Against the queen are the masters of Yunkai and their slave army; the Long Lances sellsword company; a Quarthian fleet; the Tattered Prince’s Windblown company; Bloodbeard’s Company of the Cat; Ben Plumm’s Second Sons; and slingers from the city of Tolos. Plumm and the Second Sons, having once betrayed their employer to Daenerys, betray her to Yunkai. Quarthian Xaro Xhoan Daxos was once Daenerys’ suitor but is angered at her insistence at stopping the slave trade. The Tattered Prince decides to put himself in a position to easily switch sides if the war turns. Against both sides is a mounting plague.
It’s dizzying to try to keep track of the names, groups, and alliances. Martin could have been forgiven for putting less effort into the world outside of Westeros. But he refuses to skimp on characters, politics, and geography at any point. It’s probably the reason his planned trilogy will stretch to at least seven books.
-power hard to hold
By the end of the novel a main theme we witness is that of characters in over their heads. Quentyn Martell has come too late and with too little support and charisma to win the hand of Daenerys Targaryen. His response is to try to mount one of the queen’s two remaining captive dragons.
Roose Bolton, having just ascended to Warden of the North, realizes he has enemies all around him. Almost every house in the North lost men at the Red Wedding and none of them believe the lies the Boltons and Freys are using to justify the massacre.
Despite Stannis’ victory at the Wall and in Deepwood Motte, his momentum is slowed by a blizzard on the way to Winterfell.
The young command of Jon Snow is fraught with peril as he tries to integrate the long-time enemies of the Watch into its ranks. Many of his brothers make their reservations known while others openly defy his leadership. Stannis’ presence at the Wall tests the Watch’s neutrality. Snow haggles with the king at every turn, careful to tow the line between fighting for the Watch and defying a king. Lady Melisandre seems threatening but more often than not she tries to warn Snow of danger. All the while, as men bicker, an invasion from the Others looms.
As the story returns to Asha Greyjoy she is barely holding on to the iron born foothold in the North.
Maybe even Daenerys Targaryen has overestimated her ability to rule. The Sons of Harpy insurgency is cutting down her forces within her city walls. Her idealistic stand against slavery runs up against cold economics and the status quo. Trade, not human rights, are what the merchants of Quarth, Tolos, Volantis, and Yunkai value.
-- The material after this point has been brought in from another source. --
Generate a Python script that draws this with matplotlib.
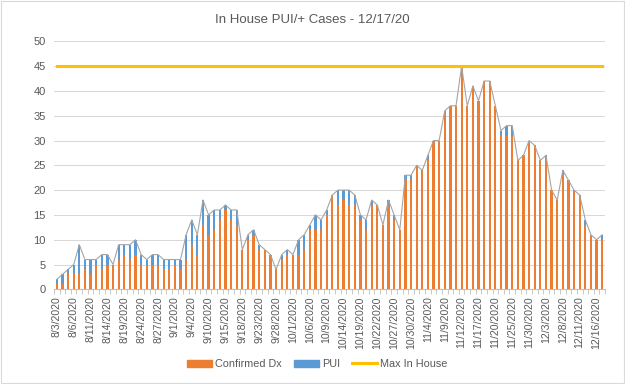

She relies heavily on sellswords, traditionally unloyal allies.
The story reminds us that taking power is not the same as keeping it. Gaining power eliminates some problems but creates others. In fact the amount of peril you’re in and the number of enemies you have seems directly proportional to the amount of power you have. Jon Snow was always in danger as a soldier of the Night’s Watch - from Wildlings, and Others to Watch leaders like Aliser Thorne. In general though he was unimportant and forgettable. When he became Lord Commander his decisions can anger the entire Watch and the self-styled King of Westeros. Asha’s power play on the Pyke in the previous book put her in her brother Euron’s crosshairs when she could have easily become his loyal soldier. Now she languishes in her newly acquired forrest castle, surrounded by enemies with no support. The treachery of the Boltons bought them the North, but didn’t buy them lasting allies to hold it. Stannis is able to quickly win parts of the North, but in order to maintain his standing he must build on it quickly, leaving him on a disastrous winter march. And Dany, of course, is seemingly on the brink of disaster after having just conquered three great cities. Martin never gives the reader a minute to relax. There is no such thing as victory in the long run.